A 10-year-old boy is being questioned by police over the 200 wild fires which are currently raging across Northern Ireland.
The boy, along with another 15-year-old male was apprehended on Monday by police on suspicion of arson in Sixmilecross, County Tyrone.
PSNI Chief Inspector Graham Dodds told said he was concerned by the young age of those involved with the attacks.
“While I would praise the excellent work of my officers and their Fire Service colleagues in this current apprehension, it is extremely distressing to learn of the young ages of those involved,” he told the Belfast Telegraph.
News of the arrest came as fire department officials warned the public to avoid gorse and grass areas, describing conditions in some areas as “extremely dangerous”.
Investigators believe the fires were started deliberately as hundreds of firefighters desperately battle against the spreading fires which have forced people to evacuate their homes across Northern Ireland.

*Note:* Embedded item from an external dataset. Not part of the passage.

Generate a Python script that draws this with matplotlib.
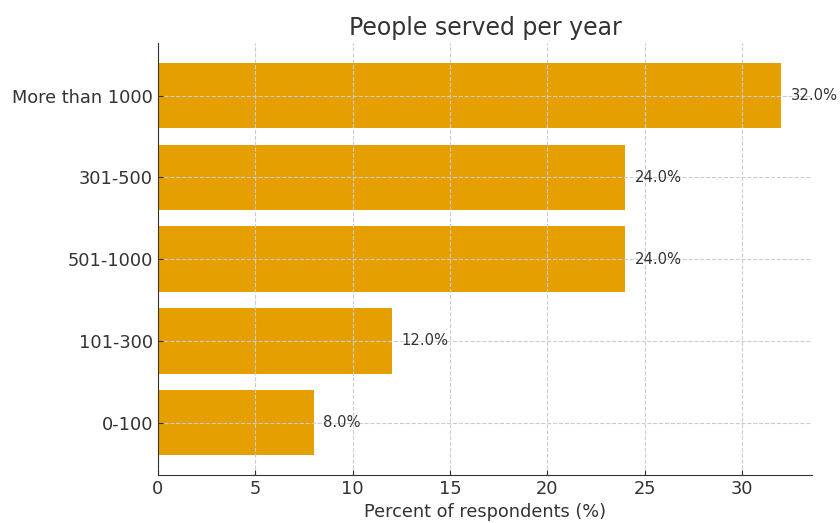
import matplotlib.pyplot as plt

# Respondents grouped by how many people they serve each year
categories = ["0-100", "101-300", "501-1000", "301-500", "More than 1000"]
percents = [8.0, 12.0, 24.0, 24.0, 32.0]

bar_color = "#E69F00"
text_color = "#333333"

fig, ax = plt.subplots(figsize=(8.4, 5.23), dpi=100)
fig.subplots_adjust(left=0.188, right=0.967, top=0.917, bottom=0.092)

bars = ax.barh(categories, percents, height=0.8, color=bar_color)

# value labels to the right of each bar
for bar, val in zip(bars, percents):
    ax.text(val + 0.5, bar.get_y() + bar.get_height() / 2, f"{val:.1f}%",
            va="center", ha="left", fontsize=10.6, color=text_color)

ax.set_title("People served per year", fontsize=17, color=text_color)
ax.set_xlabel("Percent of respondents (%)", fontsize=12.8, color=text_color)

ax.grid(True, linestyle="--", color="#cccccc", linewidth=0.8)
ax.spines["top"].set_visible(False)
ax.spines["right"].set_visible(False)
for side in ["left", "bottom"]:
    ax.spines[side].set_color(text_color)
ax.tick_params(direction="in", labelsize=12.8, colors=text_color)

plt.savefig("out.png", dpi=100)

A combination of dry weather and high winds mean that hundreds of acres across the Mourne and Sperrin mountains have been described as no-go areas.
Fires spread across a gorse land at a meter a second on some places.

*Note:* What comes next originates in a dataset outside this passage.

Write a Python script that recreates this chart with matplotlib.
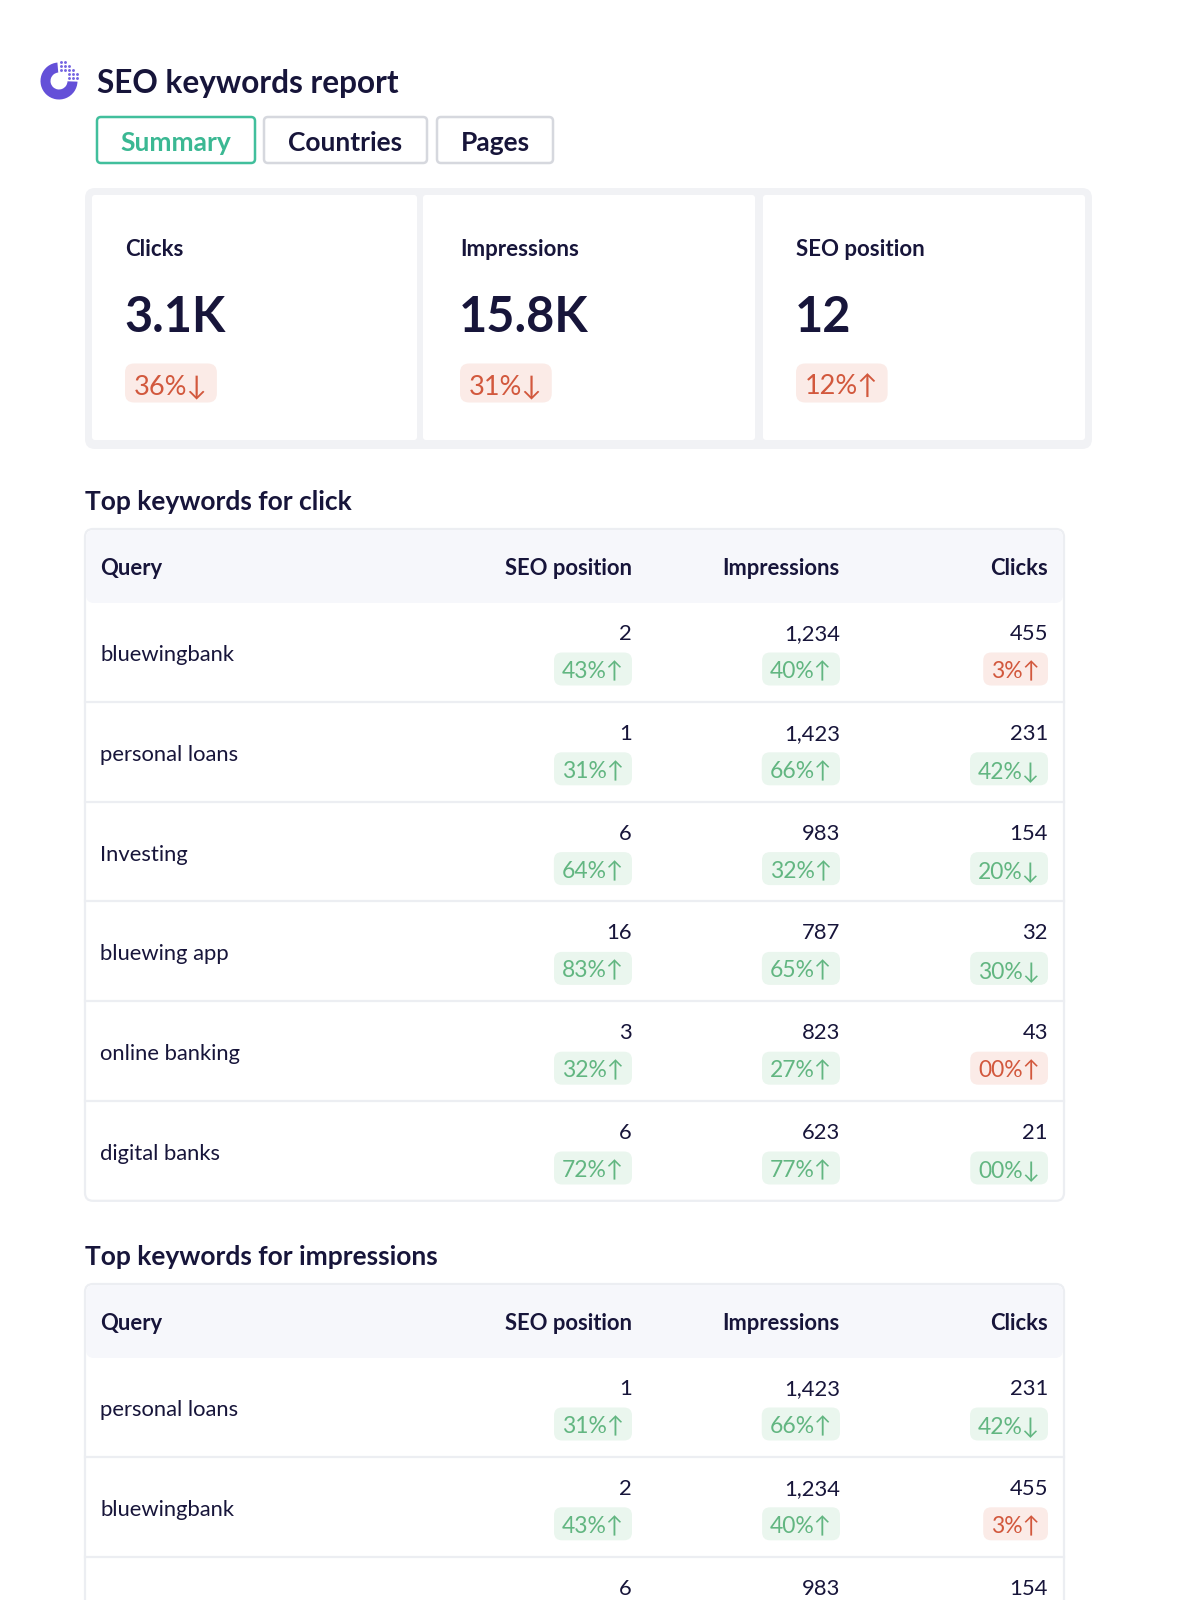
import matplotlib
matplotlib.use("Agg")
import matplotlib.pyplot as plt
from matplotlib.patches import FancyBboxPatch, Wedge, Circle

plt.rcParams['font.family'] = ['Lato', 'DejaVu Sans']

NAVY = '#17153a'
RED_TXT, RED_BG = '#d2583d', '#fbebe7'
GREEN_TXT, GREEN_BG = '#62b681', '#eaf6ee'
LINE = '#eceef2'

# ---- data ----
tabs = ['Summary', 'Countries', 'Pages']
kpi_labels = ['Clicks', 'Impressions', 'SEO position']
kpi_values = ['3.1K', '15.8K', '12']
kpi_changes = ['36%↓', '31%↓', '12%↑']
kpi_good = [False, False, False]

columns = ['Query', 'SEO position', 'Impressions', 'Clicks']

click_queries = ['bluewingbank', 'personal loans', 'Investing', 'bluewing app',
                 'online banking', 'digital banks']
click_pos = ['2', '1', '6', '16', '3', '6']
click_pos_chg = ['43%↑', '31%↑', '64%↑', '83%↑', '32%↑', '72%↑']
click_pos_good = [True, True, True, True, True, True]
click_impr = ['1,234', '1,423', '983', '787', '823', '623']
click_impr_chg = ['40%↑', '66%↑', '32%↑', '65%↑', '27%↑', '77%↑']
click_impr_good = [True, True, True, True, True, True]
click_clicks = ['455', '231', '154', '32', '43', '21']
click_clicks_chg = ['3%↑', '42%↓', '20%↓', '30%↓', '00%↑', '00%↓']
click_clicks_good = [False, True, True, True, False, True]

impr_queries = ['personal loans', 'bluewingbank', 'Investing']
impr_pos = ['1', '2', '6']
impr_pos_chg = ['31%↑', '43%↑', '64%↑']
impr_pos_good = [True, True, True]
impr_impr = ['1,423', '1,234', '983']
impr_impr_chg = ['66%↑', '40%↑', '32%↑']
impr_impr_good = [True, True, True]
impr_clicks = ['231', '455', '154']
impr_clicks_chg = ['42%↓', '3%↑', '20%↓']
impr_clicks_good = [True, False, True]

# ---- canvas in pixel units ----
fig = plt.figure(figsize=(11.8, 16), dpi=100)
ax = fig.add_axes([0, 0, 1, 1])
ax.set_xlim(0, 1180)
ax.set_ylim(1600, 0)
ax.axis('off')
renderer = fig.canvas.get_renderer()


def rbox(x, y, w, h, r, fc, ec='none', lw=0, z=1):
    p = FancyBboxPatch((x, y), w, h, boxstyle=f"round,pad=0,rounding_size={r}",
                       fc=fc, ec=ec, lw=lw, zorder=z, mutation_aspect=1)
    ax.add_patch(p)
    return p


def badge_right(xr, yc, text, good, size=16.5, h=33, pad=8):
    col = GREEN_TXT if good else RED_TXT
    bg = GREEN_BG if good else RED_BG
    t = ax.text(xr - pad, yc, text, ha='right', va='center_baseline', fontsize=size,
                color=col, zorder=4)
    bb = t.get_window_extent(renderer)
    w = bb.width + 2 * pad
    rbox(xr - w, yc - h / 2 - 1, w, h, 8, bg, z=3)


def badge_left(xl, yc, text, good, size=19.5, h=39, pad=9):
    col = GREEN_TXT if good else RED_TXT
    bg = GREEN_BG if good else RED_BG
    t = ax.text(xl + pad, yc, text, ha='left', va='center_baseline', fontsize=size,
                color=col, zorder=4)
    bb = t.get_window_extent(renderer)
    w = bb.width + 2 * pad
    rbox(xl, yc - h / 2 - 1, w, h, 9, bg, z=3)


# ---- header with logo (y axis points down, so angles run clockwise) ----
cx, cy = 59, 81
ax.add_patch(Wedge((cx, cy), 18.5, 2, 265, width=10, fc='#6450d8', ec='none', zorder=3))
for i in range(5):
    for j in range(5):
        dx, dy = 2.5 + j * 4.0, -2.5 - i * 4.0
        d = (dx ** 2 + dy ** 2) ** 0.5
        if 9.5 < d < 20.5:
            ax.add_patch(Circle((cx + dx, cy + dy), 1.45, fc='#7565e2', ec='none', zorder=3))
ax.text(97, 81, 'SEO keywords report', ha='left', va='center_baseline', fontsize=22.8,
        fontweight='bold', color=NAVY)

tab_x = [97, 264, 437]
tab_w = [158, 163, 116]
for k, name in enumerate(tabs):
    active = k == 0
    rbox(tab_x[k], 117, tab_w[k], 46, 4, 'white',
         ec='#41bf9c' if active else '#d6d8de', lw=1.8, z=2)
    ax.text(tab_x[k] + tab_w[k] / 2, 141, name, ha='center', va='center_baseline',
            fontsize=19, fontweight='bold', color='#3bb893' if active else NAVY, zorder=3)

# ---- KPI cards ----
rbox(85, 188, 1007, 261, 10, '#f1f2f5', z=1)
card_x = [92, 423, 763]
card_w = [325, 332, 322]
text_x = [125, 460, 796]
for k in range(len(kpi_labels)):
    rbox(card_x[k], 195, card_w[k], 245, 3, 'white', z=2)
    x0 = text_x[k]
    ax.text(x0, 247, kpi_labels[k], ha='left', va='center_baseline', fontsize=16,
            fontweight='bold', color=NAVY, zorder=3)
    ax.text(x0 - 1, 313, kpi_values[k], ha='left', va='center_baseline', fontsize=35,
            fontweight='bold', color=NAVY, zorder=3)
    badge_left(x0, 384, kpi_changes[k], kpi_good[k])


# ---- tables ----
col_right = [None, 632, 840, 1048]


def draw_table(title, title_y, top, queries, vals, rows_h=99.8, head_h=73):
    ax.text(85, title_y, title, ha='left', va='center_baseline', fontsize=19,
            fontweight='bold', color=NAVY)
    n = len(queries)
    x0, w = 85, 979
    bottom = top + head_h + n * rows_h
    rbox(x0, top, w, bottom - top, 8, 'white', ec=LINE, lw=1.6, z=1)
    rbox(x0 + 1, top + 1, w - 2, head_h, 8, '#f6f7fb', z=1.5)
    hy = top + head_h / 2 + 1
    ax.text(x0 + 15, hy, columns[0], ha='left', va='center_baseline', fontsize=15.8,
            fontweight='bold', color=NAVY, zorder=3)
    for c in range(1, 4):
        ax.text(col_right[c], hy, columns[c], ha='right', va='center_baseline',
                fontsize=15.8, fontweight='bold', color=NAVY, zorder=3)
    for r in range(n):
        rt = top + head_h + r * rows_h
        if r > 0:
            ax.plot([x0, x0 + w], [rt, rt], color=LINE, lw=1.6, zorder=2)
        ax.text(x0 + 15, rt + 51, queries[r], ha='left', va='center_baseline',
                fontsize=15.8, color=NAVY, zorder=3)
        for c in range(3):
            num, chg, good = vals[c]
            ax.text(col_right[c + 1], rt + 30, num[r], ha='right', va='center_baseline',
                    fontsize=15.8, color=NAVY, zorder=3)
            badge_right(col_right[c + 1], rt + 68, chg[r], good[r])


draw_table('Top keywords for click', 500, 529, click_queries,
           [(click_pos, click_pos_chg, click_pos_good),
            (click_impr, click_impr_chg, click_impr_good),
            (click_clicks, click_clicks_chg, click_clicks_good)])
draw_table('Top keywords for impressions', 1255, 1284, impr_queries,
           [(impr_pos, impr_pos_chg, impr_pos_good),
            (impr_impr, impr_impr_chg, impr_impr_good),
            (impr_clicks, impr_clicks_chg, impr_clicks_good)])

fig.savefig('out.png', dpi=100, facecolor='white')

Farmers are permitted to burn gorse off their land during a restricted annual time. However the Ulster Farmers’ Union was moved swiftly to deny responsibility.
Spokesman Joe McDonald told the Belfast Telegraph: “There is a period in the calender year when farmers are allowed to manage gorse. This ends in April and we are beyond that now. This is a legitimate farmland practice that is done in controlled conditions with guidance from Dard (Department for Agriculture and Rural Development).

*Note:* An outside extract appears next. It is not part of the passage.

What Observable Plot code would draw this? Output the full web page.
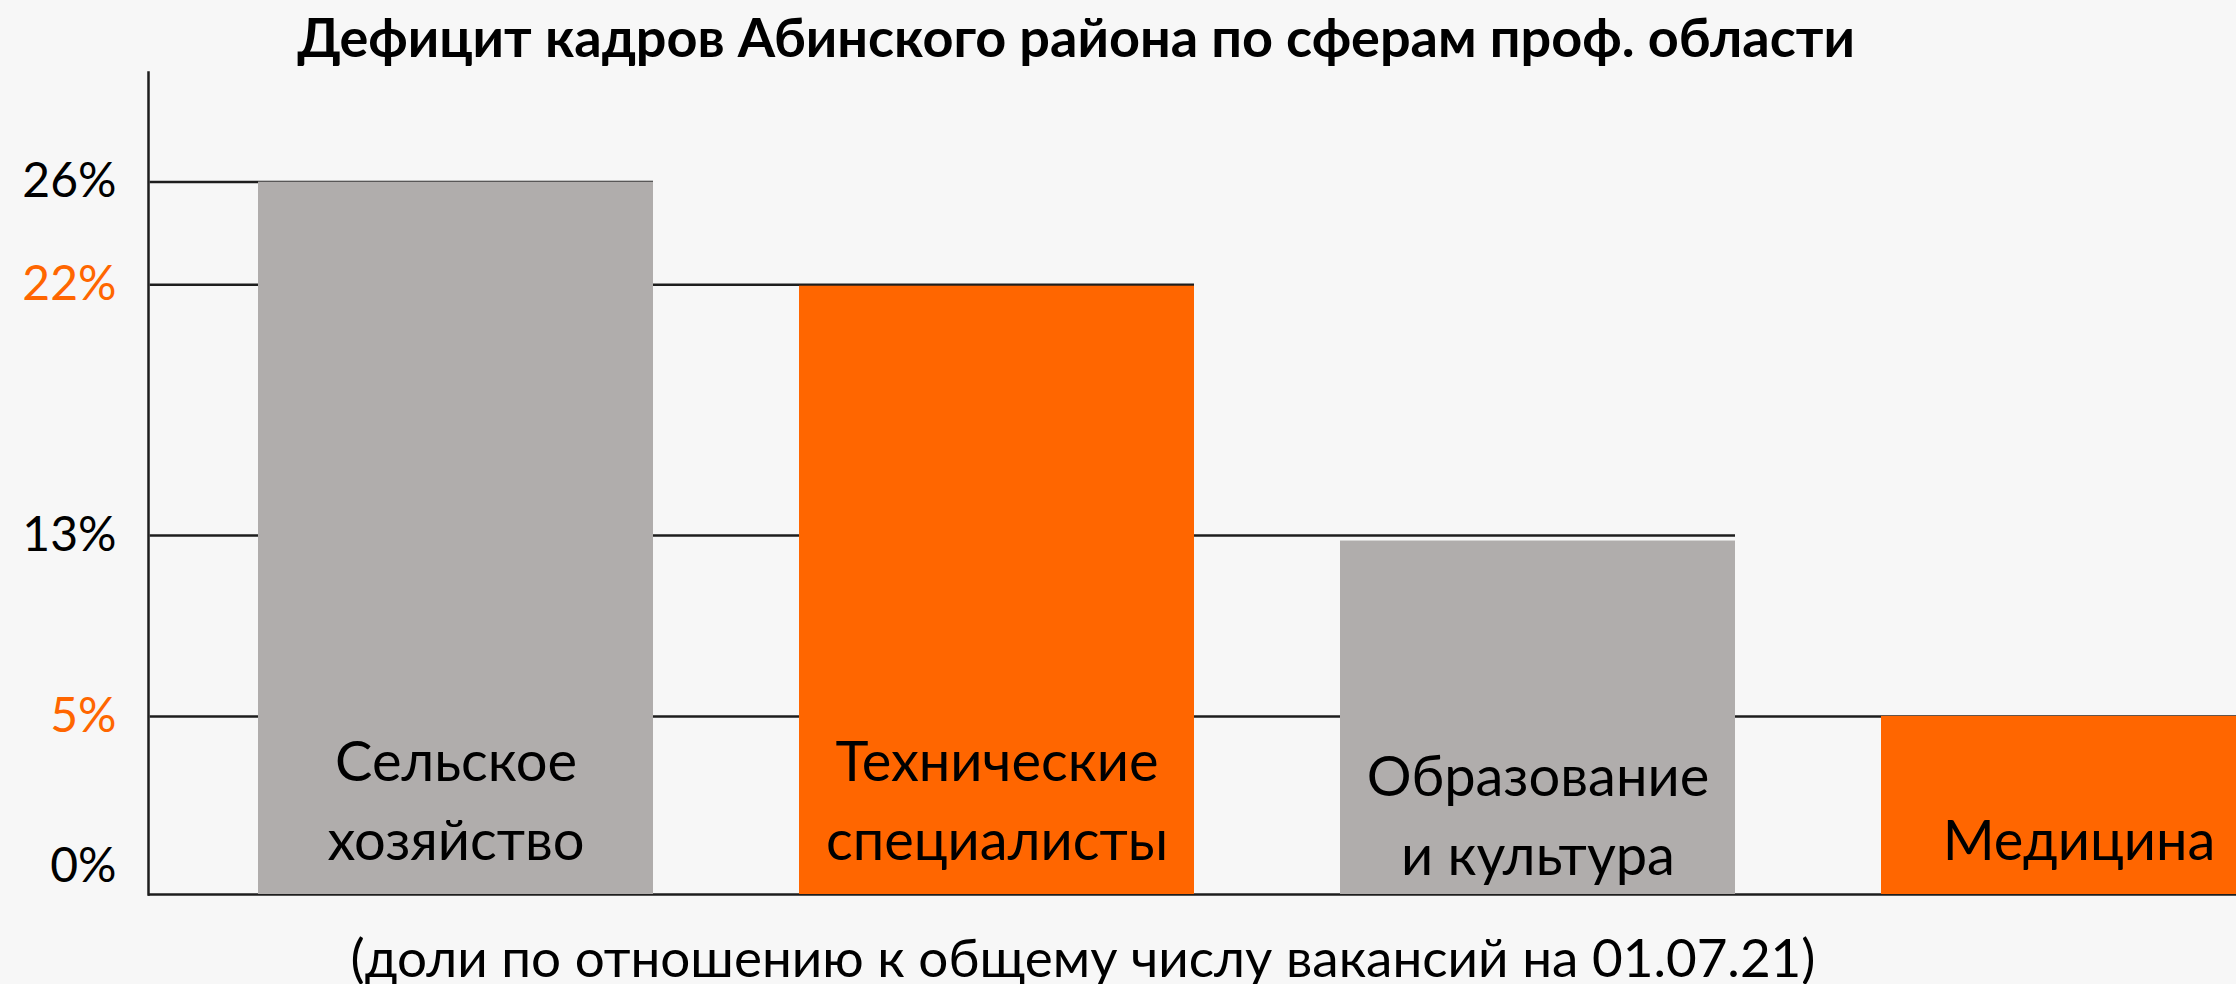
<!DOCTYPE html>
<html><head><meta charset="utf-8">
<script src="https://cdn.jsdelivr.net/npm/d3@7"></script>
<script src="https://cdn.jsdelivr.net/npm/@observablehq/plot@0.6"></script>
<style>
html,body{margin:0;padding:0;background:#f7f7f7;overflow:hidden;}
#wrap{position:relative;width:2236px;height:984px;font-family:Lato,sans-serif;color:#000;}
#title{position:absolute;left:0;width:2152px;top:5px;text-align:center;font-weight:700;font-size:54px;line-height:1.2;white-space:nowrap;}
#chart{position:absolute;left:0;top:70px;}
#caption{position:absolute;left:0;width:2166px;top:925px;text-align:center;font-size:53px;line-height:1.2;white-space:nowrap;}
</style></head><body>
<div id="wrap"><div id="title"></div><div id="chart"></div><div id="caption"></div></div>
<script>
const titleText = "Дефицит кадров Абинского района по сферам проф. области";
const captionText = "(доли по отношению к общему числу вакансий на 01.07.21)";
const categories = ["Сельское\nхозяйство", "Технические\nспециалисты", "Образование\nи культура", "Медицина"];
const shares = [26, 22.2, 12.9, 6.5];
const gridLevels = [26, 22.25, 13.1, 6.5];
const tickLabels = ["26%", "22%", "13%", "5%"];
const zeroLabel = "0%";

document.getElementById("title").textContent = titleText;
document.getElementById("caption").textContent = captionText;

const GRAY = "#b0adac", ORANGE = "#ff6600", INK = "#1e1e1e";
const rows = categories.map((c, i) => ({category: c, share: shares[i], grid: gridLevels[i], label: tickLabels[i], idx: i}));
const fmt = v => { const r = rows.find(d => d.grid === v); return r ? r.label : zeroLabel; };

const MARGIN_LEFT = 148;
const xOptions = {type: "band", domain: categories, range: [MARGIN_LEFT, 2386], paddingInner: 0.27, paddingOuter: 0.2};
// distance from the axis to the first band, taken from the library's own scale
const lead = Plot.scale({x: xOptions}).apply(categories[0]) - MARGIN_LEFT;

const plot = Plot.plot({
  width: 2236, height: 850,
  marginTop: 2, marginBottom: 26, marginLeft: MARGIN_LEFT, marginRight: 0,
  style: {background: "transparent", fontFamily: "Lato, sans-serif", fontSize: "48px", color: "#000", overflow: "visible"},
  x: {...xOptions, axis: null},
  y: {domain: [0, 30]},
  color: {type: "identity"},
  marks: [
    Plot.ruleY([0], {stroke: INK, strokeWidth: 2.5}),
    Plot.ruleY(rows, {y: "grid", x1: () => categories[0], x2: "category", insetLeft: -lead, stroke: INK, strokeWidth: 2.5}),
    Plot.barY(rows, {x: "category", y: "share", fill: d => d.idx % 2 ? ORANGE : GRAY}),
    Plot.frame({anchor: "left", stroke: INK, strokeWidth: 2.5}),
    Plot.axisY({ticks: rows.filter(d => d.idx % 2 === 0).map(d => d.grid), tickFormat: fmt, tickSize: 0, tickPadding: 32, color: "#000", label: null}),
    Plot.axisY({ticks: rows.filter(d => d.idx % 2 === 1).map(d => d.grid), tickFormat: fmt, tickSize: 0, tickPadding: 32, color: ORANGE, label: null}),
    Plot.axisY({ticks: [0], tickFormat: fmt, tickSize: 0, tickPadding: 32, color: "#000", label: null, dy: -28}),
    Plot.text(rows.filter(d => d.idx !== 2), {x: "category", frameAnchor: "bottom", text: "category", lineAnchor: "bottom", lineHeight: 1.4, fontSize: 56, dy: -35, fill: "#000"}),
    Plot.text(rows.filter(d => d.idx === 2), {x: "category", frameAnchor: "bottom", text: "category", lineAnchor: "bottom", lineHeight: 1.4, fontSize: 56, dy: -20, fill: "#000"})
  ]
});
document.getElementById("chart").appendChild(plot);
</script>
</body></html>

“There are no indications whatsoever that this has anything to do with the farming community.”
Dale Ashford, the Northern Ireland Fire Service assistant chief fire officer warned on Tuesday night that lives could be out at risk due to the arson attacks.
“At this time I would appeal to members of the public not to go near gorse land or grassland areas where these incidents are ongoing as it can be dangerous to the potential for fire spread,” he told the Belfast Telegraph.